Today we get told in the classical world that we should listen to tenor X or soprano Y because his or her voice is “unusually dark.”
Why such an emphasis on darkness? To match our strange times? Good singing tone always used to be a mixture of light and dark, a balance. Manuel Garcia, the famous nineteenth-century teacher, wrote that the two essential qualities of a voice were “éclat” and “rondeur”. Previous writers had often said that a voice should display both light and shade. The castrato Mancini in 1774 was the first to use a key word from the visual arts to describe this. The word was “chiaroscuro”, “so necessary”, Mancini added, “in every style of singing.”
It's taken the last thirty years for this darkness to dominate. Take for instance an opera encyclopedia of 1979, the Illustrated Encylopedia of Recorded Opera compiled by Peter Gammond. Its last section contained profiles of a hundred singers with international careers at that date. In each profile were comments on the singer's voice. Amongst the descriptions of these hundred singers, the word “dark” was used only three times! That was to describe just three of the bass singers.
But this bad idea spreads. I have been to singing competitions in Europe where there are young sopranos who can “rumble” in a way I thought only bad basses could manage.

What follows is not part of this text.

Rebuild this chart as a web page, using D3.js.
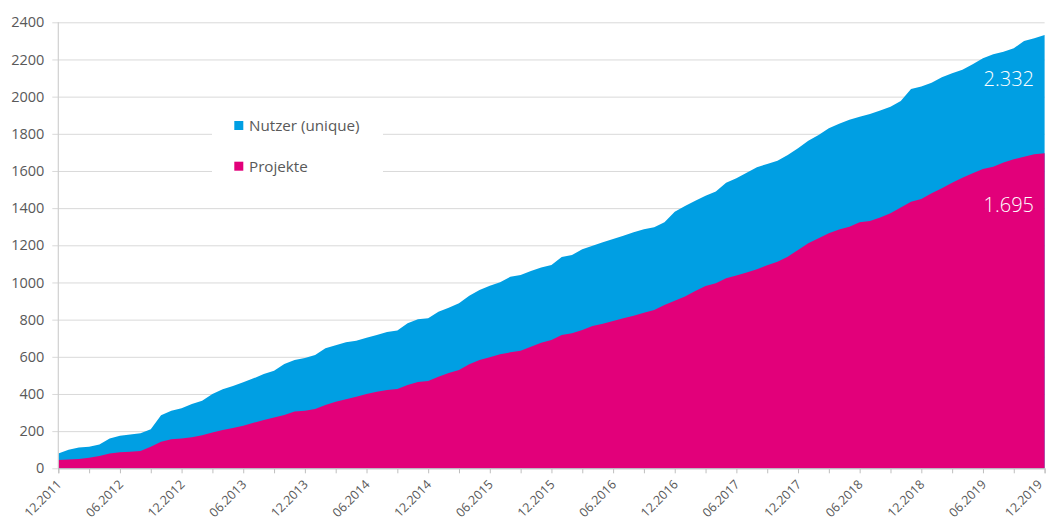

It's an extraordinary achievement but it hasn't got a musical use.
Why isn't it musical? Rumbly sounds communicate very little. Sounds that have ring and overtones to them by contrast can communicate a great deal. Ancient theatres, for example, appear to have been built to exploit this latter principle, and it's the same reason why you can be played music on a squeaky little wireless set and in your head hear it quite fully as sonorous music. Opera and concert administrators once knew this fact a great deal better than they do now.